Task goal: Transcribe the material word for word, but without the images.

Data extract:
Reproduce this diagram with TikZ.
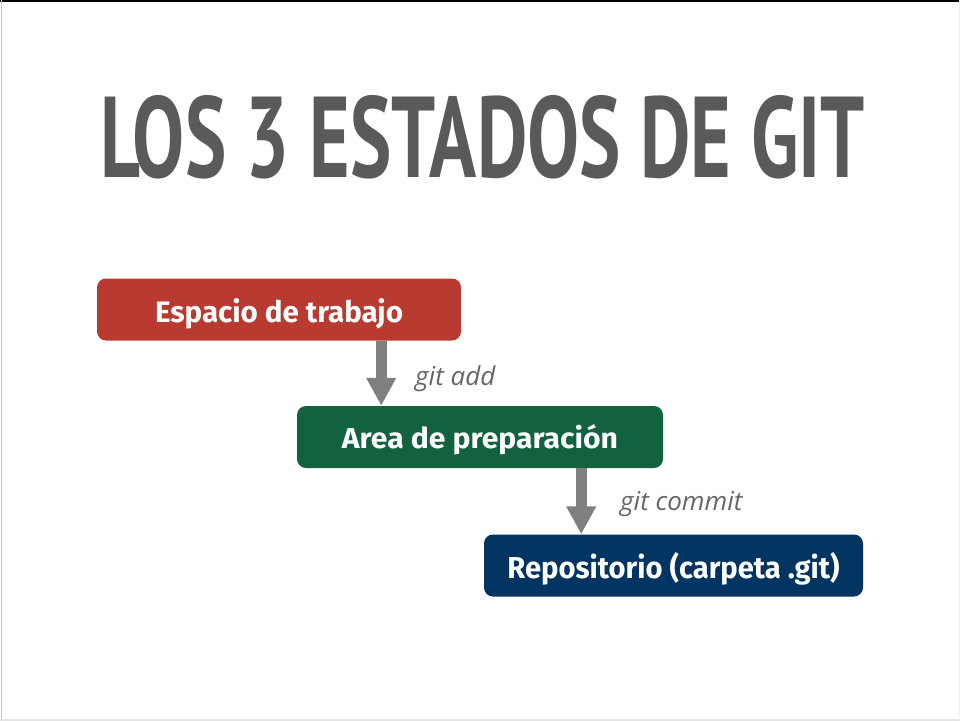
\documentclass[tikz,border=0pt]{standalone}
\usepackage{graphicx}
\usepackage{fontspec}
\setmainfont{Fira Sans}
\newfontfamily\titlefont{PT Sans}
\newfontfamily\labelfont{Open Sans}
\usetikzlibrary{arrows.meta}
\definecolor{boxred}{RGB}{185,58,48}
\definecolor{boxgreen}{RGB}{18,98,63}
\definecolor{boxblue}{RGB}{1,52,96}
\definecolor{titlegray}{RGB}{90,90,90}
\definecolor{arrowgray}{RGB}{128,128,128}
\definecolor{labelgray}{RGB}{102,102,102}
\tikzset{
  statebox/.style={rounded corners=9pt, inner sep=0pt, text=white, text depth=0pt, minimum height=62pt},
  flow/.style={draw=arrowgray, line width=11pt, -{Triangle[width=28pt,length=28pt]}},
  cmdlabel/.style={anchor=base west, inner sep=0pt, text=labelgray, font=\labelfont\itshape\fontsize{26}{30}\selectfont}
}
\begin{document}
\begin{tikzpicture}[x=1pt,y=-1pt]
\fill[white] (0,0) rectangle (960,721);
\useasboundingbox (0,0) rectangle (960,721);
\draw[black, line width=2pt] (0,1) -- (960,1);
\draw[gray!45, line width=1.5pt] (1.5,0) -- (1.5,721);
\draw[gray!20, line width=1.5pt] (0,720) -- (960,720);
\draw[gray!10, line width=1pt] (959.5,0) -- (959.5,721);

\node[anchor=north, inner sep=0pt, text=titlegray] (title) at (482.5,95)
  {\resizebox{765pt}{82pt}{\titlefont\bfseries LOS 3 ESTADOS DE GIT}};

\node[statebox, fill=boxred, minimum width=364pt, text height=25pt] (ws) at (279,309.5)
  {\resizebox{248pt}{24pt}{\bfseries Espacio de trabajo}};
\node[statebox, fill=boxgreen, minimum width=366pt, text height=22pt] (sa) at (480,437)
  {\resizebox{276pt}{24pt}{\bfseries Area de preparación}};
\node[statebox, fill=boxblue, minimum width=379pt, text height=25pt] (repo) at (673.5,565.5)
  {\resizebox{332pt}{26pt}{\bfseries Repositorio (carpeta .git)}};

\draw[flow] ([xshift=-80pt]ws.south east) -- ([xshift=-80pt]ws.south east |- sa.north);
\draw[flow] ([xshift=-82pt]sa.south east) -- ([xshift=-82pt]sa.south east |- repo.north);

\node[cmdlabel] (addlbl) at (415,385) {git add};
\node[cmdlabel] (commitlbl) at (620,510) {git commit};
\end{tikzpicture}
\end{document}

Exercise solution:
Reproduce this diagram with TikZ.
\documentclass[tikz,border=0pt]{standalone}
\usepackage{graphicx}
\usepackage{fontspec}
\setmainfont{Fira Sans}
\newfontfamily\titlefont{PT Sans}
\newfontfamily\labelfont{Open Sans}
\usetikzlibrary{arrows.meta}
\definecolor{boxred}{RGB}{185,58,48}
\definecolor{boxgreen}{RGB}{18,98,63}
\definecolor{boxblue}{RGB}{1,52,96}
\definecolor{titlegray}{RGB}{90,90,90}
\definecolor{arrowgray}{RGB}{128,128,128}
\definecolor{labelgray}{RGB}{102,102,102}
\tikzset{
  statebox/.style={rounded corners=9pt, inner sep=0pt, text=white, text depth=0pt, minimum height=62pt},
  flow/.style={draw=arrowgray, line width=11pt, -{Triangle[width=28pt,length=28pt]}},
  cmdlabel/.style={anchor=base west, inner sep=0pt, text=labelgray, font=\labelfont\itshape\fontsize{26}{30}\selectfont}
}
\begin{document}
\begin{tikzpicture}[x=1pt,y=-1pt]
\fill[white] (0,0) rectangle (960,721);
\useasboundingbox (0,0) rectangle (960,721);
\draw[black, line width=2pt] (0,1) -- (960,1);
\draw[gray!45, line width=1.5pt] (1.5,0) -- (1.5,721);
\draw[gray!20, line width=1.5pt] (0,720) -- (960,720);
\draw[gray!10, line width=1pt] (959.5,0) -- (959.5,721);

\node[anchor=north, inner sep=0pt, text=titlegray] (title) at (482.5,95)
  {\resizebox{765pt}{82pt}{\titlefont\bfseries LOS 3 ESTADOS DE GIT}};

\node[statebox, fill=boxred, minimum width=364pt, text height=25pt] (ws) at (279,309.5)
  {\resizebox{248pt}{24pt}{\bfseries Espacio de trabajo}};
\node[statebox, fill=boxgreen, minimum width=366pt, text height=22pt] (sa) at (480,437)
  {\resizebox{276pt}{24pt}{\bfseries Area de preparación}};
\node[statebox, fill=boxblue, minimum width=379pt, text height=25pt] (repo) at (673.5,565.5)
  {\resizebox{332pt}{26pt}{\bfseries Repositorio (carpeta .git)}};

\draw[flow] ([xshift=-80pt]ws.south east) -- ([xshift=-80pt]ws.south east |- sa.north);
\draw[flow] ([xshift=-82pt]sa.south east) -- ([xshift=-82pt]sa.south east |- repo.north);

\node[cmdlabel] (addlbl) at (415,385) {git add};
\node[cmdlabel] (commitlbl) at (620,510) {git commit};
\end{tikzpicture}
\end{document}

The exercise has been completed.